Didache's Development: Fragments of the Didache (Papyrus No. 1782) were found at Oxyrhyncus, upper Egypt from the 4th century, and in a Coptic translation from 3rd or 4th century. Quotations showing traces of this instruction text are widespread in the writings of the second and third centuries, in Syria and Egypt. This testifies to the wide use and the high regard it enjoyed. It was used by the compiler of the Didaskalia (Ca 2/3rd) and referred to by the Liber Graduun (Ca 3/4th), as well as being absorbed by the Apostolic Constitutions (Ca 3/4th) and by various Egyptian and Ethiopian Church Orders, partly.
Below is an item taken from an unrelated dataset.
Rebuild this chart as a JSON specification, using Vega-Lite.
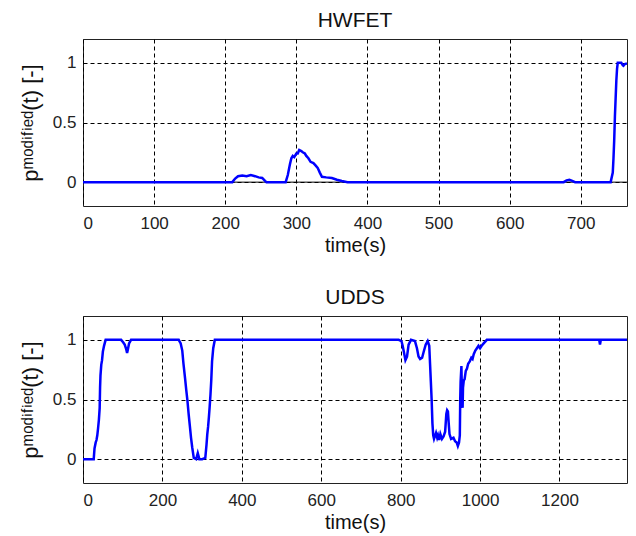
{
  "$schema": "https://vega.github.io/schema/vega-lite/v6.json",
  "background": "white",
  "padding": {"left": 18, "top": 9, "right": 6, "bottom": 2},
  "spacing": 30,
  "config": {
    "font": "Liberation Sans",
    "view": {"stroke": "#222", "strokeWidth": 1},
    "axis": {
      "domain": false,
      "grid": true,
      "gridColor": "#000",
      "gridOpacity": 1,
      "gridWidth": 1,
      "gridDash": [4, 3],
      "ticks": false,
      "labelFont": "Liberation Sans",
      "labelFontSize": 17,
      "labelColor": "#222",
      "titleFont": "Liberation Sans",
      "titleFontWeight": "normal",
      "titleColor": "#111"
    },
    "title": {"font": "Liberation Sans", "fontSize": 21, "fontWeight": "normal", "color": "#111", "offset": 8}
  },
  "datasets": {
    "hwfet": [
      {"t":0,"p":0},{"t":210,"p":0},{"t":214,"p":0.03},{"t":218,"p":0.05},{"t":224,"p":0.055},{"t":230,"p":0.05},{"t":236,"p":0.06},{"t":242,"p":0.05},{"t":247,"p":0.04},{"t":252,"p":0.035},{"t":256,"p":0.01},{"t":258,"p":0},
      {"t":285,"p":0},{"t":288,"p":0.06},{"t":291,"p":0.15},{"t":293,"p":0.2},{"t":295,"p":0.22},{"t":297,"p":0.21},{"t":300,"p":0.24},{"t":302,"p":0.24},{"t":304,"p":0.27},{"t":307,"p":0.26},{"t":309,"p":0.25},{"t":312,"p":0.24},{"t":314,"p":0.22},{"t":317,"p":0.2},{"t":320,"p":0.17},{"t":324,"p":0.16},{"t":327,"p":0.14},{"t":330,"p":0.12},{"t":333,"p":0.08},{"t":336,"p":0.045},{"t":342,"p":0.04},{"t":350,"p":0.035},{"t":357,"p":0.02},{"t":364,"p":0.01},{"t":372,"p":0},
      {"t":676,"p":0},{"t":680,"p":0.015},{"t":684,"p":0.02},{"t":688,"p":0.01},{"t":692,"p":0},
      {"t":742,"p":0},{"t":745,"p":0.08},{"t":746,"p":0.2},{"t":747,"p":0.35},{"t":748,"p":0.55},{"t":749,"p":0.7},{"t":750,"p":0.85},{"t":751,"p":0.95},{"t":752,"p":1.0},{"t":757,"p":1.0},{"t":759,"p":0.98},{"t":760,"p":0.975},{"t":762,"p":0.99},{"t":765,"p":0.995}
    ],
    "udds": [
      {"t":0,"p":0},{"t":27,"p":0},{"t":29,"p":0.09},{"t":32,"p":0.14},{"t":34,"p":0.16},{"t":36,"p":0.2},{"t":38,"p":0.26},{"t":40,"p":0.33},{"t":42,"p":0.43},{"t":43,"p":0.6},{"t":44,"p":0.7},{"t":46,"p":0.79},{"t":48,"p":0.83},{"t":50,"p":0.9},{"t":53,"p":0.95},{"t":57,"p":1.0},
      {"t":96,"p":1.0},{"t":101,"p":0.98},{"t":105,"p":0.96},{"t":109,"p":0.92},{"t":111,"p":0.89},{"t":113,"p":0.92},{"t":116,"p":0.97},{"t":121,"p":1.0},
      {"t":241,"p":1.0},{"t":246,"p":0.97},{"t":250,"p":0.91},{"t":253,"p":0.8},{"t":257,"p":0.68},{"t":260,"p":0.58},{"t":263,"p":0.49},{"t":266,"p":0.38},{"t":269,"p":0.28},{"t":272,"p":0.18},{"t":275,"p":0.1},{"t":279,"p":0.01},{"t":285,"p":0},{"t":289,"p":0.05},{"t":293,"p":0},{"t":300,"p":0},{"t":308,"p":0.01},{"t":311,"p":0.12},{"t":313,"p":0.21},{"t":315,"p":0.27},{"t":317,"p":0.35},{"t":319,"p":0.44},{"t":321,"p":0.54},{"t":323,"p":0.66},{"t":325,"p":0.82},{"t":328,"p":0.93},{"t":332,"p":1.0},
      {"t":795,"p":1.0},{"t":802,"p":0.99},{"t":805,"p":0.95},{"t":808,"p":0.9},{"t":812,"p":0.83},{"t":816,"p":0.86},{"t":820,"p":0.96},{"t":826,"p":1.0},{"t":836,"p":0.99},{"t":841,"p":0.93},{"t":845,"p":0.86},{"t":849,"p":0.84},{"t":854,"p":0.85},{"t":858,"p":0.9},{"t":863,"p":0.96},{"t":868,"p":0.99},{"t":872,"p":0.95},{"t":874,"p":0.8},{"t":876,"p":0.65},{"t":878,"p":0.5},{"t":880,"p":0.3},{"t":882,"p":0.2},{"t":884,"p":0.17},{"t":887,"p":0.2},{"t":889,"p":0.22},{"t":892,"p":0.18},{"t":894,"p":0.2},{"t":897,"p":0.16},{"t":900,"p":0.21},{"t":904,"p":0.17},{"t":908,"p":0.19},{"t":912,"p":0.23},{"t":915,"p":0.38},{"t":917,"p":0.41},{"t":919,"p":0.4},{"t":921,"p":0.3},{"t":923,"p":0.21},{"t":927,"p":0.17},{"t":933,"p":0.18},{"t":937,"p":0.15},{"t":941,"p":0.14},{"t":944,"p":0.11},{"t":947,"p":0.14},{"t":949,"p":0.2},{"t":950,"p":0.5},{"t":951,"p":0.65},{"t":953,"p":0.78},{"t":954,"p":0.6},{"t":955,"p":0.45},{"t":956,"p":0.43},{"t":957,"p":0.6},{"t":959,"p":0.66},{"t":961,"p":0.67},{"t":964,"p":0.74},{"t":967,"p":0.76},{"t":970,"p":0.8},{"t":974,"p":0.82},{"t":978,"p":0.85},{"t":981,"p":0.84},{"t":984,"p":0.88},{"t":988,"p":0.91},{"t":992,"p":0.93},{"t":996,"p":0.95},{"t":1000,"p":0.93},{"t":1004,"p":0.95},{"t":1009,"p":0.97},{"t":1017,"p":1.0},
      {"t":1300,"p":1.0},{"t":1302,"p":0.96},{"t":1304,"p":1.0},{"t":1370,"p":1.0}
    ],
    "zero": [{"y": 0}]
  },
  "vconcat": [
    {
      "title": "HWFET",
      "width": 544,
      "height": 167,
      "layer": [
        {
          "data": {"name": "zero"},
          "mark": {"type": "rule", "color": "#000", "strokeWidth": 1},
          "encoding": {"y": {"field": "y", "type": "quantitative", "scale": {"domain": [-0.2, 1.2]}}}
        },
        {
          "data": {"name": "hwfet"},
          "mark": {"type": "line", "color": "#0000ff", "strokeWidth": 2.5, "clip": true},
          "encoding": {
            "x": {"field": "t", "type": "quantitative", "scale": {"domain": [0, 765], "nice": false, "zero": false},
                  "axis": {"title": "time(s)", "values": [0,100,200,300,400,500,600,700], "format": "d", "labelPadding": 9, "titleFontSize": 20, "titlePadding": 4}},
            "y": {"field": "p", "type": "quantitative", "scale": {"domain": [-0.2, 1.2], "nice": false, "zero": false},
                  "axis": {"title": "pᵐᵒᵈⁱᶠⁱᵉᵈ(t) [-]", "values": [0, 0.5, 1], "format": "~g", "labelPadding": 7, "titlePadding": 10, "titleFontSize": 22}}
          }
        }
      ]
    },
    {
      "title": "UDDS",
      "width": 544,
      "height": 167,
      "data": {"name": "udds"},
      "mark": {"type": "line", "color": "#0000ff", "strokeWidth": 2.5, "clip": true},
      "encoding": {
        "x": {"field": "t", "type": "quantitative", "scale": {"domain": [0, 1370], "nice": false, "zero": false},
              "axis": {"title": "time(s)", "values": [0,200,400,600,800,1000,1200], "format": "d", "labelPadding": 9, "titleFontSize": 20, "titlePadding": 4}},
        "y": {"field": "p", "type": "quantitative", "scale": {"domain": [-0.2, 1.2], "nice": false, "zero": false},
              "axis": {"title": "pᵐᵒᵈⁱᶠⁱᵉᵈ(t) [-]", "values": [0, 0.5, 1], "format": "~g", "labelPadding": 7, "titlePadding": 10, "titleFontSize": 22}}
      }
    }
  ]
}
Athanasius describes it as 'appointed by the Fathers to be read by those who newly join us, and who wish for instruction in the word of goodness' [Festal Letter 39:7]. Hence a date for the Didache in its present form later than the second century must be considered unlikely. The Greek 'Apostolic Constitutions' with many references to the Didache, was revised and edited with supporting Scriptures, and endorsed with church traditions, to form the 'Ecclesiastical Canons of the Apostles'. Arabic versions, after becoming the state language in Syria and Egypt, both add and subtract from the Didache. Hence after, it ceased to circulate as authoritative.
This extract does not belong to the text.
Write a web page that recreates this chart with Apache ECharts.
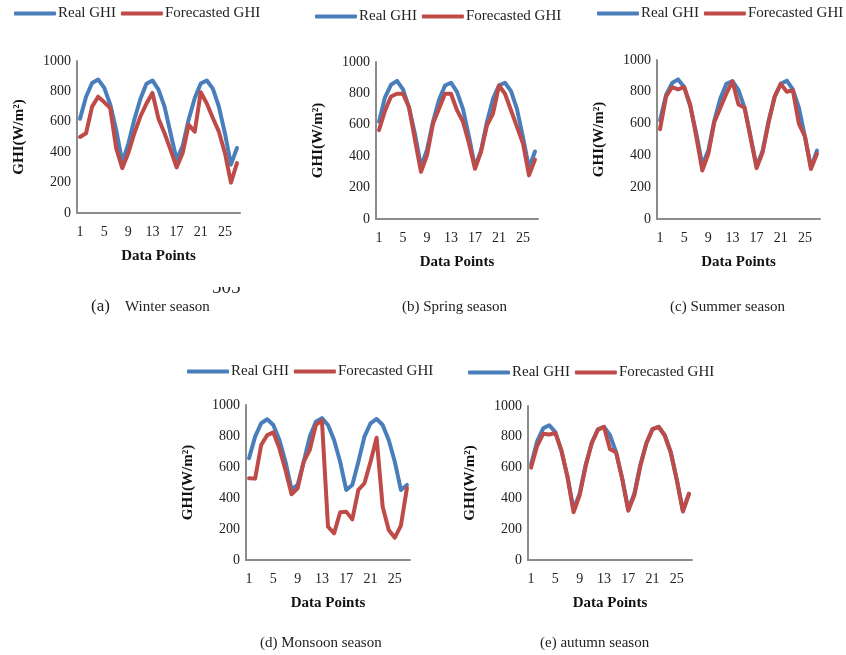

Milavec's Commentary: As a complementary overview to his lengthy academic tome: 'The Didache: Faith, Hope, & Life (of the Earliest Christian Communities, 50-70 C.E.), of over a thousand pages, Aaron Milavec provides a concise analytical commentary which uncovers the unity of its topics and governs their progression. The early Church communities in Alexandria and Antioch, where these instructions are suspected to have built up, constituted of a majority of Diaspora Jews who converted to Christianity while preserving the Therapeutae liturgical practices, including the use of the Septuagint. These were slowly joined by their Gentile neighbors. Milavec utilizes literary tools and insights of social tradition to reconstruct the challenges and anxieties of the early church community of faith and hope, figuring out how the converts trained in liturgical rituals towards a participant group discipline.
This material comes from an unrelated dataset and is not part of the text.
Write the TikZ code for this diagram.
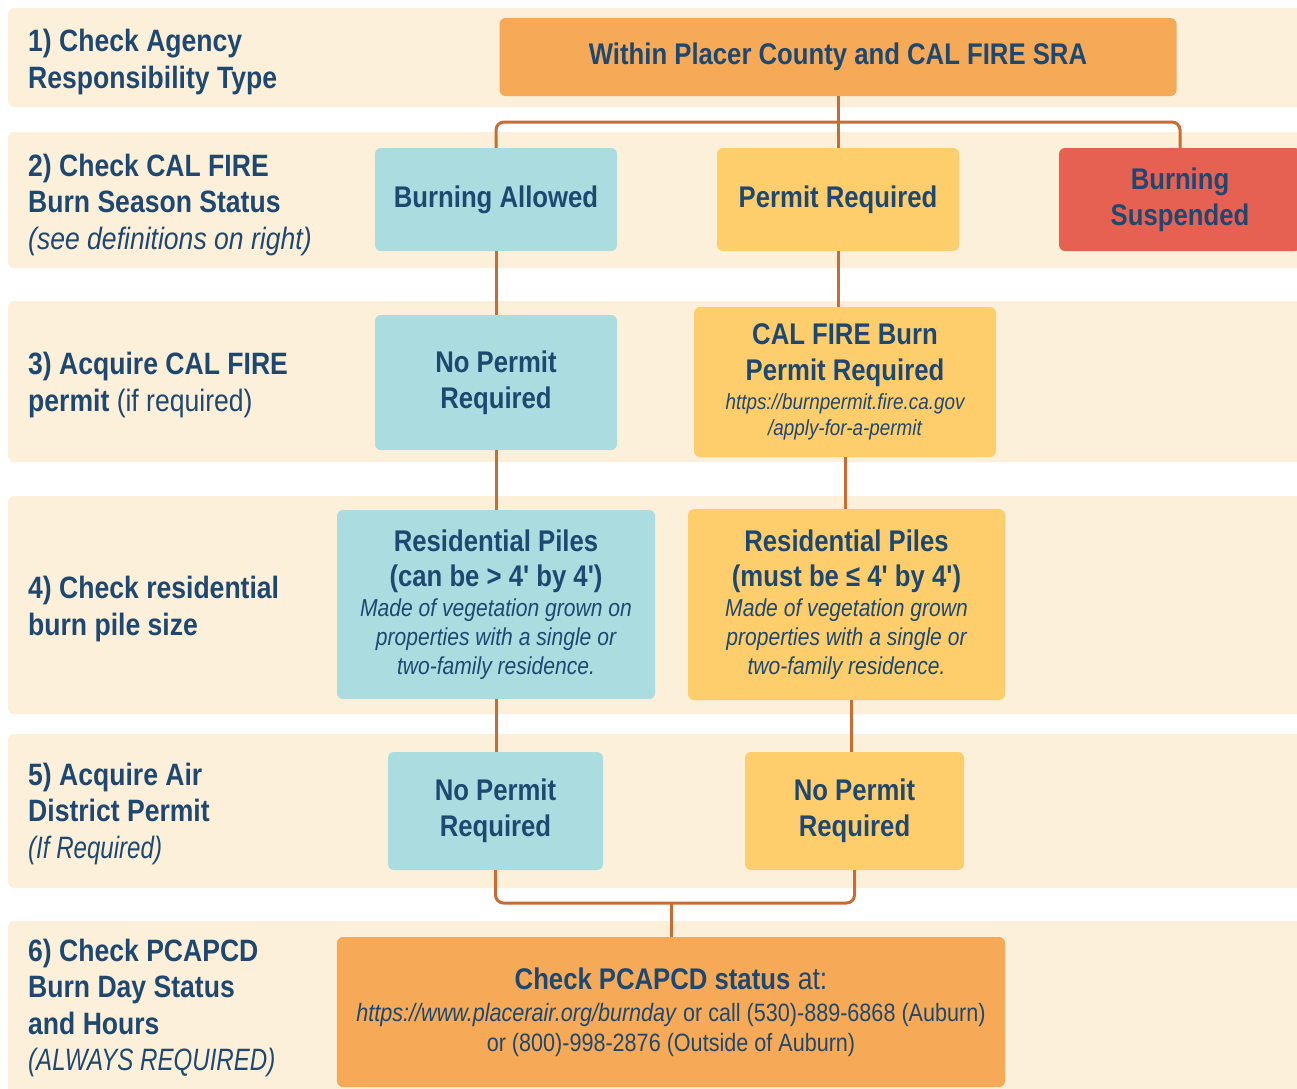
\documentclass[tikz,border=0pt]{standalone}
\usepackage{fontspec}
\newfontfamily\chartfont[FakeStretch=0.86]{Liberation Sans}
\newfontfamily\narrowfont[FakeStretch=0.78]{Liberation Sans}
\usetikzlibrary{calc}
\definecolor{band}{HTML}{FDF0DA}
\definecolor{orangebox}{HTML}{F6A957}
\definecolor{tealbox}{HTML}{AADCE0}
\definecolor{yellowbox}{HTML}{FECE6D}
\definecolor{redbox}{HTML}{E66152}
\definecolor{navy}{HTML}{1F4870}
\definecolor{linkc}{HTML}{C86C34}
\newcommand\titlefont{\chartfont\fontsize{30}{36}\selectfont\bfseries}
\newcommand\labelfont{\chartfont\fontsize{31}{36.5}\selectfont\bfseries}
\newcommand\plainfont{\chartfont\fontsize{31}{36.5}\selectfont\mdseries}
\newcommand\narrowitfont{\narrowfont\fontsize{31}{36.5}\selectfont\mdseries\itshape}
\newcommand\notefont{\chartfont\fontsize{24.6}{29}\selectfont\mdseries\itshape}
\newcommand\urlfont{\chartfont\fontsize{22}{26}\selectfont\mdseries\itshape}
\newcommand\callfont{\chartfont\fontsize{25.2}{30}\selectfont\mdseries}

\begin{document}
\begin{tikzpicture}[x=1bp, y=-1bp,
	box/.style={rounded corners=6bp, inner sep=0pt, align=center, text=navy, font=\titlefont},
	rowlabel/.style={anchor=west, align=left, text=navy, font=\labelfont, inner sep=0pt},
	link/.style={draw=linkc, line width=3bp, rounded corners=8bp}]
			%%%%% START %%%%%
			\useasboundingbox (0,0) rectangle (1297,1089);
			\clip (0,0) rectangle (1297,1089);
			
			% row bands
			\fill[band, rounded corners=6bp] (8,8) rectangle (1320,107);
			\fill[band, rounded corners=6bp] (8,132) rectangle (1320,268);
			\fill[band, rounded corners=6bp] (8,301) rectangle (1320,462);
			\fill[band, rounded corners=6bp] (8,496) rectangle (1320,714);
			\fill[band, rounded corners=6bp] (8,734) rectangle (1320,888);
			\fill[band, rounded corners=6bp] (8,921) rectangle (1320,1110);
			
			% row labels
			\node[rowlabel] (step1) at (28,62) {1) Check Agency\\Responsibility Type};
			\node[rowlabel] (step2) at (28,205) {2) Check CAL FIRE\\Burn Season Status\\{\plainfont\itshape (see definitions on right)}};
			\node[rowlabel] (step3) at (28,385) {3) Acquire CAL FIRE\\permit {\plainfont (if required)}};
			\node[rowlabel] (step4) at (28,609) {4) Check residential\\burn pile size};
			\node[rowlabel] (step5) at (28,814) {5) Acquire Air\\District Permit\\{\narrowitfont (If Required)}};
			\node[rowlabel] (step6) at (28,1008) {6) Check PCAPCD\\Burn Day Status\\and Hours\\{\narrowitfont (ALWAYS REQUIRED)}};
			
			% boxes
			\node[box, fill=orangebox, minimum width=677bp, minimum height=78bp] (within) at (838,57) {Within Placer County and CAL FIRE SRA};
			
			\node[box, fill=tealbox, minimum width=242bp, minimum height=103bp] (allowed) at (496,199.5) {Burning Allowed};
			\node[box, fill=yellowbox, minimum width=242bp, minimum height=103bp] (permreq) at (838,199.5) {Permit Required};
			\node[box, fill=redbox, minimum width=242bp, minimum height=103bp] (suspended) at (1180,199.5) {Burning\\Suspended};
			
			\node[box, fill=tealbox, minimum width=242bp, minimum height=135bp] (nopermitA) at (496,382.5) {No Permit\\Required};
			\node[box, fill=yellowbox, minimum width=302bp, minimum height=150bp] (calpermit) at (845,382) {CAL FIRE Burn\\Permit Required\\[-7bp]{\urlfont https://burnpermit.fire.ca.gov}\\[-9bp]{\urlfont /apply-for-a-permit}};
			
			\node[box, fill=tealbox, minimum width=318bp, minimum height=189bp] (pilesA) at (496,604.5) {Residential Piles\\(can be > 4' by 4')\\[-6bp]{\notefont Made of vegetation grown on}\\[-7bp]{\notefont properties with a single or}\\[-7bp]{\notefont two-family residence.}};
			\node[box, fill=yellowbox, minimum width=317bp, minimum height=191bp] (pilesB) at (846.5,604.5) {Residential Piles\\(must be ≤ 4' by 4')\\[-6bp]{\notefont Made of vegetation grown}\\[-7bp]{\notefont properties with a single or}\\[-7bp]{\notefont two-family residence.}};
			
			\node[box, fill=tealbox, minimum width=215bp, minimum height=118bp] (airA) at (495.5,811) {No Permit\\Required};
			\node[box, fill=yellowbox, minimum width=219bp, minimum height=118bp] (airB) at (854.5,811) {No Permit\\Required};
			
			\node[box, fill=orangebox, minimum width=668bp, minimum height=150bp] (pcapcd) at (671,1012) {Check PCAPCD status{\plainfont{} at:}\\[-4bp]{\callfont\textit{https://www.placerair.org/burnday} or call (530)-889-6868 (Auburn)}\\[-6bp]{\callfont or (800)-998-2876 (Outside of Auburn)}};
			
			% connectors
			\coordinate (split) at (838,122);
			\coordinate (merge) at (671,903);
			\draw[link] (within.south) -- (permreq.north);
			\draw[link] (allowed.north) |- (split) -| (suspended.north);
			\draw[link] (allowed.south) -- (nopermitA.north);
			\draw[link] (permreq.south) -- (permreq.south |- calpermit.north);
			\draw[link] (nopermitA.south) -- (pilesA.north);
			\draw[link] (calpermit.south) -- (calpermit.south |- pilesB.north);
			\draw[link] (pilesA.south) -- (pilesA.south |- airA.north);
			\draw[link] (airB.north) ++(-3,0) coordinate (airBtop) (pilesB.south -| airBtop) -- (airBtop);
			\draw[link] (airA.south) |- (merge) -| (airB.south);
			\draw[link] (merge) -- (pcapcd.north);
			
			%%%%% END %%%%%
\end{tikzpicture}
\end{document}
A spiritual gem! Jan 5, 2006
If you are interested in understanding Jesus better, and you've already studied the gospels in depth, I highly recommend reading the Didache. It re-words the teachings of Jesus in the language of another group of early Christinas. This gives those of us who have read the gospels a million times a fresh appreciation of Jesus' teachings and the variety of early Christian interpretations. As a result I felt a spiritual bond with these early followers who were trying to pass the teachings of Jesus on, just like I am.
If you are looking for the best Didache translation, this is the one we used at Yale Divinity School so I am sure it is one of the best.